Asha Iyer Kumar :
A friend recently triggered an interesting Facebook debate on gender preferences. It isn’t that there aren’t other weighty issues to debate over in our silly, sensitive world. There is an argument after almost every second sentence uttered, for we have all, over a period of time, matured to high levels of awareness and intelligence, and disagreement now only means self assertion to which we all have unlimited rights. Yet some debates, like the one my friend started, make for wholesome entertainment. It wasn’t the stale Mars versus Venus debate, but an ‘if I were a boy’ pretend game.
It began with the hypothesis that a majority of women at some point of time or other in their lives have wished that they were men. Have you, she asked. I have imagined becoming the prime minister of India or the president of the US, and hidden in the attic at the very thought, put myself in the shoes of Angelina Jolie and collapsed under its phantom strain, but getting into a man’s shoes? No, I haven’t. Wearing the pants in the house is a different matter altogether.
Going by the trend of the times, I should have jumped from my seat, waved violently, and hollered, “Never. I love being a woman; nothing but a woman.”
That would have sounded proper and fittingly feminist. But not wanting to jump the gun over an issue that, if ‘man’handled, can set the cat among the pigeons, I decided to mull over it before arriving at a conclusion. Serious issues need serious considerations, or you can end up ‘hurting sentiments’. Human skin is getting thinner by the day, you see.
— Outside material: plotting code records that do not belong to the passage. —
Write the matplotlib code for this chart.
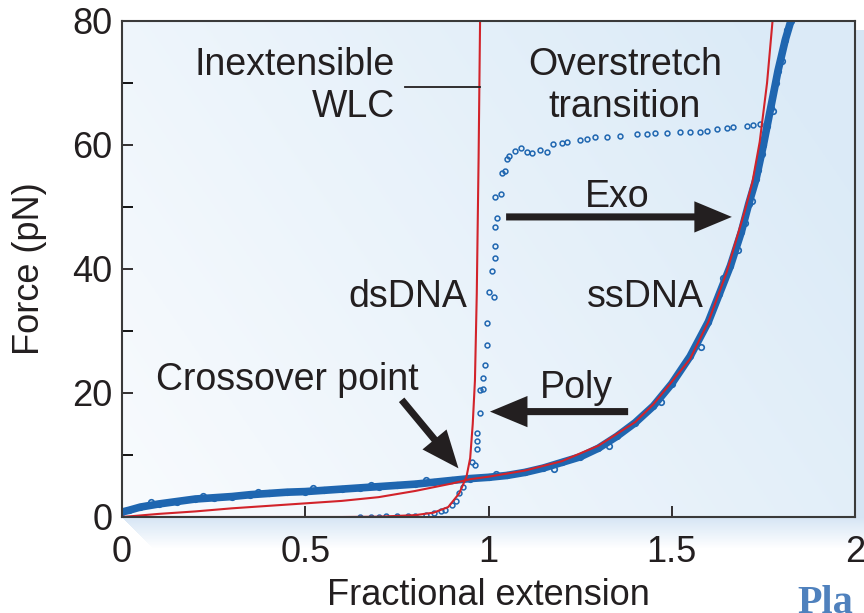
import numpy as np
import matplotlib
matplotlib.use("Agg")
import matplotlib.pyplot as plt

plt.rcParams['font.family'] = ['Liberation Sans', 'DejaVu Sans']

# ssDNA force-extension data (dense band)
ss_x = [0.0, 0.02, 0.05, 0.1, 0.15, 0.2, 0.25, 0.3, 0.35, 0.4, 0.45, 0.5, 0.55, 0.6,
        0.65, 0.7, 0.75, 0.8, 0.85, 0.9, 0.95, 1.0, 1.05, 1.1, 1.15, 1.2, 1.25, 1.3,
        1.35, 1.4, 1.45, 1.5, 1.55, 1.6, 1.63, 1.66, 1.69, 1.71, 1.73, 1.75, 1.77,
        1.79, 1.81, 1.825]
ss_y = [0.8, 1.1, 1.6, 2.1, 2.5, 2.9, 3.1, 3.3, 3.6, 3.8, 4.0, 4.1, 4.3, 4.5,
        4.7, 4.9, 5.1, 5.3, 5.6, 5.9, 6.2, 6.4, 6.7, 7.2, 7.9, 8.8, 9.7, 11.1,
        13.0, 15.2, 17.9, 21.5, 25.9, 31.5, 36.0, 40.5, 46.0, 50.5, 54.5, 60.0, 66.0,
        72.0, 77.0, 80.0]
# scattered points at the edges of the ssDNA band
ss_edge_x = [0.08, 0.22, 0.37, 0.52, 0.68, 0.83, 1.02, 1.18, 1.33, 1.47, 1.58, 1.64,
             1.68, 1.70, 1.72, 1.735, 1.745, 1.76, 1.775, 1.785, 1.80, 1.815]
ss_edge_y = [2.4, 3.4, 4.0, 4.6, 5.2, 5.9, 6.9, 7.8, 11.4, 18.5, 27.5, 38.5,
             43.0, 47.5, 51.0, 56.0, 58.5, 63.0, 65.5, 70.0, 73.5, 78.5]

# dsDNA data (stretch + overstretch plateau)
ds_x = [0.65, 0.68, 0.70, 0.72, 0.75, 0.78, 0.80, 0.83, 0.85, 0.87, 0.88, 0.90, 0.91,
        0.92, 0.93, 0.94, 0.955, 0.963, 0.969, 0.969, 0.969, 0.977, 0.977, 0.985,
        0.985, 0.99, 0.996, 0.996, 1.001, 1.015, 1.009, 1.018, 1.018, 1.018, 1.023,
        1.018, 1.034, 1.037, 1.045, 1.050, 1.056, 1.072, 1.089, 1.105, 1.119, 1.141,
        1.160, 1.176, 1.20, 1.214, 1.25, 1.269, 1.29, 1.323, 1.359, 1.405, 1.432,
        1.455, 1.487, 1.523, 1.55, 1.577, 1.596, 1.623, 1.65, 1.667, 1.705, 1.722,
        1.741]
ds_y = [0.0, 0.0, 0.0, 0.1, 0.1, 0.2, 0.2, 0.3, 0.6, 0.9, 1.1, 2.0, 2.6,
        3.8, 4.8, 6.3, 8.9, 8.4, 10.9, 12.3, 13.5, 16.7, 20.5, 20.6,
        22.5, 24.5, 27.7, 31.3, 36.3, 35.5, 39.7, 41.8, 43.7, 46.8, 48.2,
        51.6, 52.1, 55.5, 55.8, 57.7, 58.2, 59.0, 59.5, 58.9, 58.7, 59.2,
        58.9, 60.2, 60.3, 60.5, 60.8, 61.0, 61.3, 61.3, 61.5, 61.8, 61.8,
        61.9, 61.9, 62.1, 62.1, 62.1, 62.3, 62.6, 62.7, 62.9, 63.1, 63.2,
        63.4]

# model fits
wlc_x = [0.0, 0.3, 0.6, 0.7, 0.8, 0.85, 0.89, 0.92, 0.94, 0.95, 0.957, 0.963, 0.968, 0.973, 0.977]
wlc_y = [0.0, 0.0, 0.0, 0.05, 0.3, 0.7, 1.6, 3.8, 6.5, 9.5, 15.0, 22.0, 36.0, 58.0, 80.0]
ssfit_x = [0.0, 0.1, 0.2, 0.3, 0.4, 0.5, 0.6, 0.7, 0.8, 0.9, 0.95, 1.0, 1.1, 1.2, 1.3,
           1.4, 1.45, 1.5, 1.55, 1.6, 1.65, 1.7, 1.72, 1.74, 1.76, 1.775]
ssfit_y = [0.0, 0.5, 0.9, 1.4, 1.8, 2.2, 2.6, 3.2, 4.2, 5.4, 6.1, 6.5, 7.5, 9.0, 11.5,
           15.3, 18.2, 21.8, 25.5, 31.5, 39.5, 49.5, 54.0, 60.5, 70.0, 80.0]

blue = '#1f66b0'
red = '#d2232a'
ink = '#231f20'

fig = plt.figure(figsize=(8.64, 6.13), dpi=100)

# shadow of the plot box
bg = fig.add_axes([0, 0, 1, 1], zorder=-10)
bg.axis('off')
H, W = 613, 864
img = np.ones((H, W, 3))
shade = np.array([0.84, 0.90, 0.96])
yy, xx = np.mgrid[0:H, 0:W]
a = np.zeros((H, W))
right = (xx >= 855) & (yy >= 30) & (yy <= 540)
a[right] = 1.0
bottom = (yy >= 517) & (yy <= 548) & (xx >= 122 + (yy - 517)) & (xx <= 864)
a[bottom] = np.clip(1 - (yy[bottom] - 517) / 31.0, 0, 1)
img = img * (1 - a[..., None]) + shade * a[..., None]
bg.imshow(img, extent=(0, 1, 0, 1), aspect='auto', transform=bg.transAxes)

ax = fig.add_axes([122 / 864, 1 - 517 / 613, (855 - 122) / 864, (517 - 21) / 613])

# background gradient
gx, gy = np.meshgrid(np.linspace(0, 1, 200), np.linspace(0, 1, 200))
t = np.clip(0.75 * gx + 0.35 * gy, 0, 1)[..., None]
c0 = np.array([0.975, 0.985, 0.995])
c1 = np.array([0.86, 0.92, 0.97])
grad = c0 * (1 - t) + c1 * t
ax.imshow(grad, extent=(0, 2, 0, 80), origin='lower', aspect='auto', zorder=0)

ax.plot(ss_x, ss_y, color=blue, lw=5.5, zorder=2, solid_capstyle='round')
ax.plot(ss_x, ss_y, 'o', ms=4, mfc='none', mec=blue, mew=1.2, zorder=2)
ax.plot(ss_edge_x, ss_edge_y, 'o', ms=4, mfc='none', mec=blue, mew=1.2, zorder=2)
ax.plot(ds_x, ds_y, 'o', ms=3.5, mfc='none', mec=blue, mew=1.1, zorder=2)
ax.plot(wlc_x, wlc_y, color=red, lw=1.5, zorder=3)
ax.plot(ssfit_x, ssfit_y, color=red, lw=1.5, zorder=3)

fs = 27
ax.text(0.745, 71.3, 'Inextensible', ha='right', va='baseline', fontsize=fs, color=ink)
ax.text(0.745, 64.5, 'WLC', ha='right', va='baseline', fontsize=fs, color=ink)
ax.plot([0.773, 0.977], [69.4, 69.4], color=ink, lw=1.3, zorder=3)
ax.text(1.372, 71.3, 'Overstretch', ha='center', va='baseline', fontsize=fs, color=ink)
ax.text(1.372, 64.5, 'transition', ha='center', va='baseline', fontsize=fs, color=ink)
ax.text(1.35, 50.0, 'Exo', ha='center', va='baseline', fontsize=fs, color=ink)
ax.text(0.78, 33.9, 'dsDNA', ha='center', va='baseline', fontsize=fs, color=ink)
ax.text(1.427, 33.9, 'ssDNA', ha='center', va='baseline', fontsize=fs, color=ink)
ax.text(0.45, 20.5, 'Crossover point', ha='center', va='baseline', fontsize=fs, color=ink)
ax.text(1.239, 19.2, 'Poly', ha='center', va='baseline', fontsize=fs, color=ink)

style = 'simple,head_length=0.9,head_width=0.75,tail_width=0.17'
for tail, tip in [((1.048, 48.4), (1.664, 48.4)),
                  ((1.381, 17.0), (1.004, 17.0)),
                  ((0.763, 18.9), (0.918, 7.85))]:
    ax.annotate('', xy=tip, xytext=tail,
                arrowprops=dict(arrowstyle=style, mutation_scale=30, fc=ink, ec='none',
                                shrinkA=0, shrinkB=0), zorder=4)

ax.set_xlim(0, 2)
ax.set_ylim(0, 80)
ax.set_xticks([0, 0.5, 1, 1.5, 2])
ax.set_xticklabels(['0', '0.5', '1', '1.5', '2'])
ax.set_yticks([0, 20, 40, 60, 80])
ax.set_yticks([10, 30, 50, 70], minor=True)
ax.tick_params(direction='in', length=8, width=1.3, labelsize=26, colors=ink)
ax.tick_params(axis='x', pad=13)
ax.tick_params(axis='y', pad=7)
ax.tick_params(which='minor', direction='in', length=8, width=1.3)
for s in ax.spines.values():
    s.set_color('#3a3a3a')
    s.set_linewidth(1.5)
    s.set_zorder(5)

ax.set_xlabel('Fractional extension', fontsize=26, color=ink, labelpad=6)
ax.set_ylabel('Force (pN)', fontsize=26, color=ink, labelpad=18)

fig.text(797 / 864, 0.0, 'Pla', fontsize=29, fontweight='bold', family='Liberation Serif',
         color='#4f81bd', va='baseline', ha='left')

fig.savefig('out.png', dpi=100)
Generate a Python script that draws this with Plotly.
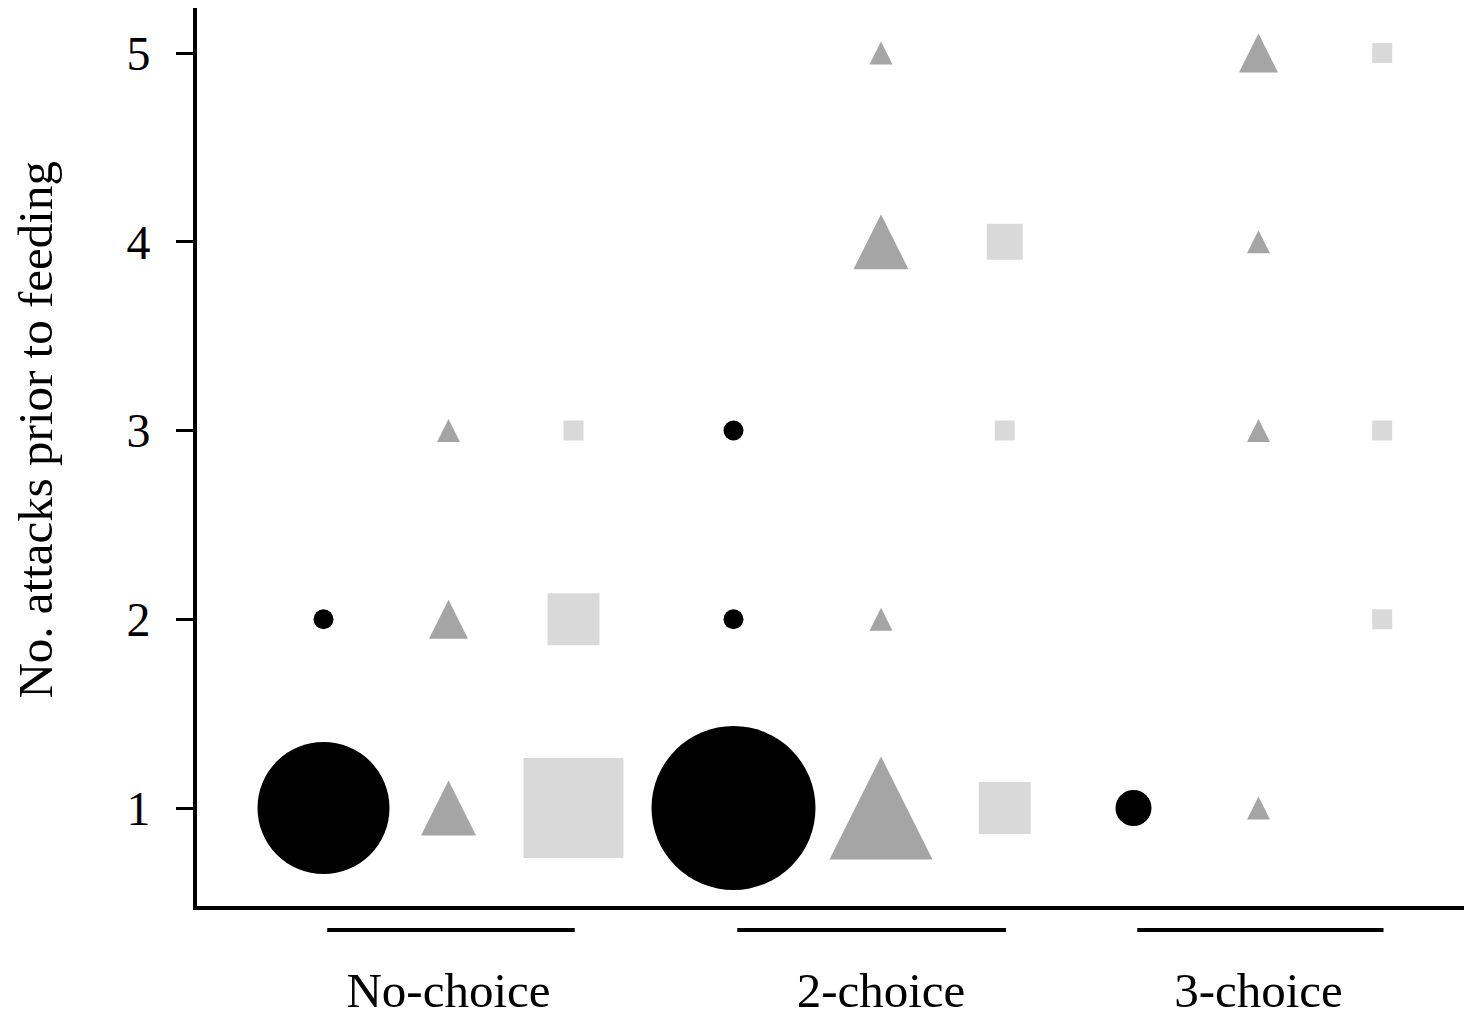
import plotly.graph_objects as go

# ---------------- data ----------------
groups = ["No-choice", "2-choice", "3-choice"]
y_ticks = [1, 2, 3, 4, 5]
y_title = "No. attacks prior to feeding"

# Number of trials at each number of attacks prior to feeding
circle_group = ["No-choice", "No-choice", "2-choice", "2-choice", "2-choice", "3-choice"]
circle_attacks = [1, 2, 1, 2, 3, 1]
circle_count = [8, 1, 10, 1, 1, 2]

triangle_group = ["No-choice", "No-choice", "No-choice",
                  "2-choice", "2-choice", "2-choice", "2-choice",
                  "3-choice", "3-choice", "3-choice", "3-choice"]
triangle_attacks = [1, 2, 3, 1, 2, 4, 5, 1, 3, 4, 5]
triangle_count = [3, 2, 1, 6, 1, 3, 1, 1, 1, 1, 2]

square_group = ["No-choice", "No-choice", "No-choice",
                "2-choice", "2-choice", "2-choice",
                "3-choice", "3-choice", "3-choice"]
square_attacks = [1, 2, 3, 1, 3, 4, 2, 3, 5]
square_count = [6, 3, 1, 3, 1, 2, 1, 1, 1]

# ---------------- layout constants ----------------
SLOT_X = {  # x slot of (circle, triangle, square) within each group
    "No-choice": (1.0, 2.0, 3.0),
    "2-choice": (4.28, 5.46, 6.45),
    "3-choice": (7.48, 8.48, 9.47),
}
FONT = "Liberation Serif, Times New Roman, serif"


def size_of(counts, base):
    return [base + 16 * c for c in counts]


fig = go.Figure()

# circles
fig.add_trace(go.Scatter(
    x=[SLOT_X[g][0] for g in circle_group], y=circle_attacks, mode="markers",
    marker=dict(symbol="circle", color="#000000", size=size_of(circle_count, 4),
                opacity=1, line=dict(width=0)),
    hoverinfo="skip"))

# triangles (isosceles, height = width, centred on the point)
tri_sizes = size_of(triangle_count, 7)
fig.add_trace(go.Scatter(
    x=[SLOT_X[g][1] for g in triangle_group], y=triangle_attacks, mode="markers",
    marker=dict(symbol="arrow-down", angle=180, standoff=[s / 2 for s in tri_sizes],
                color="#a5a5a5", size=tri_sizes, opacity=1, line=dict(width=0)),
    hoverinfo="skip"))

# squares
fig.add_trace(go.Scatter(
    x=[SLOT_X[g][2] for g in square_group], y=square_attacks, mode="markers",
    marker=dict(symbol="square", color="#d9d9d9", size=size_of(square_count, 4),
                opacity=1, line=dict(width=0)),
    hoverinfo="skip"))

# group underline bars
for g in groups:
    fig.add_shape(type="line", xref="x", yref="paper",
                  x0=SLOT_X[g][0] + 0.03, x1=SLOT_X[g][2] + 0.01, y0=-0.0267, y1=-0.0267,
                  line=dict(color="#000000", width=4))

# y-axis title, centred on the tick range
fig.add_annotation(text=y_title, xref="paper", yref="y", x=-0.127,
                   y=(y_ticks[0] + y_ticks[-1]) / 2, xanchor="center", yanchor="middle",
                   textangle=-90, showarrow=False,
                   font=dict(family=FONT, size=49, color="#000000"))

fig.update_layout(
    width=1464, height=1017,
    margin=dict(l=189, r=0, t=0, b=119, autoexpand=False),
    paper_bgcolor="white", plot_bgcolor="white",
    showlegend=False,
    font=dict(family=FONT, size=48, color="#000000"),
    xaxis=dict(
        range=[-0.012, 10.188], showgrid=False, zeroline=False, automargin=False,
        showline=True, linecolor="#000000", linewidth=4,
        tickvals=[SLOT_X[g][1] for g in groups], ticktext=groups,
        ticks="", ticklabelstandoff=38,
        tickfont=dict(family=FONT, size=49, color="#000000"),
    ),
    yaxis=dict(
        range=[0.4808, 5.2384], showgrid=False, zeroline=False, automargin=False,
        showline=True, linecolor="#000000", linewidth=4,
        tickvals=y_ticks, ticks="outside", ticklen=17, tickwidth=2.5,
        tickcolor="#000000", ticklabelstandoff=16,
        tickfont=dict(family=FONT, size=48, color="#000000"),
    ),
)

fig.write_html("out.html")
There are times when I feel seriously vexed to be a woman, like when I open the fridge and stare at the veggies, wondering what to put in the pot. Or when I have only 10 minutes to get ready and I have the whole nine yards of dressing to do. Or when I endure the torture of waxing just to avoid the looks that I imagine everyone in the metro is throwing at me for being slightly furry. How fantastic it must be for men to walk in from work and find dinner ready without having to agonise over the menu!
How easy it is to slither into a T-shirt and jeans and be ready in a jiffy, sans make-up or hairdo! How blessed not to have hirsute concerns of the womanly kind! Come to think of it, how can something natural on masculine legs become detestable on feminine shanks? But then, they have the drudgery of the daily shave. I can’t imagine running the razor on my face every morning and for this I am grateful.
Thank you, God, for not making me a man! Your small mercies mean a life to me.
I am particularly grateful when I find a ladies’ queue or get service with a smile as an incentive for belonging to the fair sex. My husband effectively uses this to his advantage saying people oblige a woman’s request more than a man’s. I don’t deny that.
I am not sure if there is a definite thing called menopause in men, but when we women step into that rogue phase, it is the end of all things nice and dandy for us, and often to those about us. These are times when we wish we had a different set of contraptions inside us that weren’t this erratic and unpredictable. I don’t want to get into serious deliberations of physical vulnerabilities here. It is part of the pot luck we have taken from the creator.
So, man or woman, given a choice? I can’t yet decide. But I love my sarees and jhumkas. And that, on a bald, pot-bellied, moustached or on a brawny, rippling-with-muscles figure can be a wee bit preposterous for my liking.